Section 50, NDPS Act, 1985: When any officer duly authorised under Section 42 is about to conduct a search under the provisions of Sections 41, 42, or 43, he shall, if the person so requests, immediately transport the person to the nearest Gazetted Officer of any of the departments mentioned in Section 42 or to the nearest Magistrate.

Section 293, Cr.P.C, 1973: Any document purporting to be a report, under the hand of a Government scientific expert, to whom this Section applies, may be used as evidence in any inquiry, trial, or other proceedings under the CrPC.

Judgement

All the contentions raised by the appellants were considered and answered in the judgement.

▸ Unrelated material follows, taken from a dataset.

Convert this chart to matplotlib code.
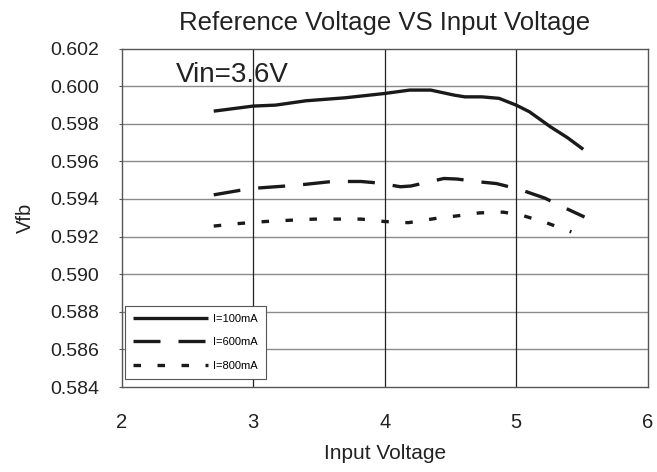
import matplotlib
matplotlib.use("Agg")
import matplotlib.pyplot as plt

plt.rcParams['font.family'] = ['Liberation Sans', 'DejaVu Sans']

x_100 = [2.70, 3.00, 3.17, 3.40, 3.70, 4.00, 4.19, 4.35, 4.53, 4.61, 4.74, 4.87, 5.00, 5.10, 5.26, 5.39, 5.51]
v_100 = [0.59867, 0.59894, 0.59899, 0.59922, 0.59938, 0.59961, 0.59979, 0.59979, 0.59952, 0.59943,
         0.59943, 0.59935, 0.59899, 0.59864, 0.59784, 0.59726, 0.59664]

x_600 = [2.70, 2.90, 3.05, 3.25, 3.40, 3.60, 3.82, 3.95, 4.12, 4.20, 4.45, 4.55, 4.72, 4.85, 5.03, 5.22, 5.36, 5.52]
v_600 = [0.59422, 0.59446, 0.59459, 0.59469, 0.59478, 0.59493, 0.59493, 0.59485, 0.59465, 0.59469,
         0.59509, 0.59506, 0.59491, 0.59482, 0.59450, 0.59404, 0.59356, 0.59304]

x_800 = [2.70, 2.90, 3.09, 3.28, 3.47, 3.64, 3.82, 4.00, 4.18, 4.42, 4.55, 4.72, 4.90, 5.03, 5.22, 5.42]
v_800 = [0.59256, 0.59270, 0.59280, 0.59287, 0.59293, 0.59293, 0.59293, 0.59280, 0.59274, 0.59300,
         0.59310, 0.59326, 0.59330, 0.59316, 0.59276, 0.59225]

labels = ['I=100mA', 'I=600mA', 'I=800mA']
x_ticks = [2, 3, 4, 5, 6]
y_ticks = [0.584, 0.586, 0.588, 0.590, 0.592, 0.594, 0.596, 0.598, 0.600, 0.602]

fig = plt.figure(figsize=(6.57, 4.72), dpi=100)
ax = fig.add_axes([0.1852, 0.180, 0.8006, 0.7172])

lw = 2.4
ax.plot(x_100, v_100, color='#1a1a1a', lw=lw, solid_capstyle='butt', label=labels[0])
ax.plot(x_600, v_600, color='#1a1a1a', lw=lw, dashes=(8.1, 5.4), dash_capstyle='butt', label=labels[1])
ax.plot(x_800, v_800, color='#1a1a1a', lw=lw, dashes=(2.25, 4.95), dash_capstyle='butt', label=labels[2])

ax.set_xlim(2, 6)
ax.set_ylim(0.584, 0.602)
ax.set_xticks(x_ticks)
ax.set_yticks(y_ticks)
ax.set_yticklabels([f'{v:.3f}' for v in y_ticks])

for v in y_ticks[1:-1]:
    ax.axhline(v, color='#8a8a8a', lw=1.0, zorder=0.5)
for v in x_ticks[1:-1]:
    ax.axvline(v, color='#222222', lw=0.9, zorder=0.5)

for s in ax.spines.values():
    s.set_color('#555555')
    s.set_linewidth(1.0)

ax.tick_params(axis='y', length=2, width=0.8, color='#555555', labelsize=14, pad=14, labelcolor='#222222')
ax.tick_params(axis='x', length=0, labelsize=14.5, pad=18.5, labelcolor='#222222')

ax.set_title('Reference Voltage VS Input Voltage', fontsize=18.5, pad=13, color='#222222')
ax.set_xlabel('Input Voltage', fontsize=15, labelpad=9, color='#222222')
ax.set_ylabel('Vfb', fontsize=14.5, labelpad=11.5, color='#222222')

ax.text(2.41, 0.60022, 'Vin=3.6V', fontsize=20, va='baseline', ha='left', color='#222222')

leg = ax.legend(loc='lower left', bbox_to_anchor=(0.006, 0.024), borderaxespad=0, fontsize=8,
                handlelength=6.75, handleheight=0.7, frameon=True, fancybox=False,
                edgecolor='#555555', framealpha=1, borderpad=0.75, labelspacing=1.2,
                handletextpad=0.45)
leg.get_frame().set_linewidth(0.8)

fig.savefig('out.png', dpi=100)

  • Firstly, the appellant's learned counsel argued that the first information report was delayed, but no explanation was provided. The Bench stated that according to the F.I.R., the accused was arrested at 14:10 on 15.2.2015, and the F.I.R. was filed at 16:45 on the same day. After arresting the suspect, a recovery memo was prepared on the spot, and the suspect was taken to the police station three km north. A first information report was thus lodged immediately.
  • Next, the appellants stated that the police did not speak Spanish, so they could not have explained the search, arrest, etc., to the accused. It is also not in the prosecution's case that the police party had a translator to assist the accused appellant. The prosecution witnesses clearly stated that they explained the entire proceedings to the accused in English, which the appellant clearly understood. Hence, the Court observed that there was no language barrier.
  • Thirdly, the appellant contended that he was offered a search in front of a gazetted officer, which he declined. Still, any independent witness does not corroborate this. Counsel also stated that the accused was not given the option of being searched before a Gazetted Officer or a Magistrate before his belongings were searched. The Bench cleared that the recovery memo shows that 10 kg charas was recovered from the appellant's bag and not from him personally. Hence, recovering the charas from the trolley bag does not attract Section 50 of the NDPS Act, 1985. Police personnel searched the accused after recovering the charas. The accused denied being searched before a Gazetted Officer.
  • Next, because the report from the Forensic Science Laboratory is not on the file, learned counsel for the appellant argued that the prosecution did not prove that the sample sent to the laboratory was found to be charas. The Bench stated that it did not agree with the submission mentioned above by the counsel for the appellant in this regard. According to a review of the records, the chemical examination report of the Forensic Science Laboratory in Varanasi is very much on record.
  • Further, the appellant's counsel objected that it is not exhibited if such a report exists and thus cannot be read as evidence. The Court further clarified that the Report of Forensic Science Laboratory is a public document. Relevantly, Section 293 Cr.P.C. was also quoted. Hence, as per the provision, the State Forensic Science Laboratory report is admissible in evidence. The Director of that laboratory is not required to testify. The sample sent to it was found to be charas, according to the report on file.

Conclusion

Henceforth, the learned counsel for the appellant did not raise any other point or argument in their appearance before the Court. The Court determined that the prosecution established its case beyond reasonable doubt. The appellant was rightly convicted and sentenced by the learned trial court. Thus, the Court ordered that the appeal was dismissed because of a lack of merits.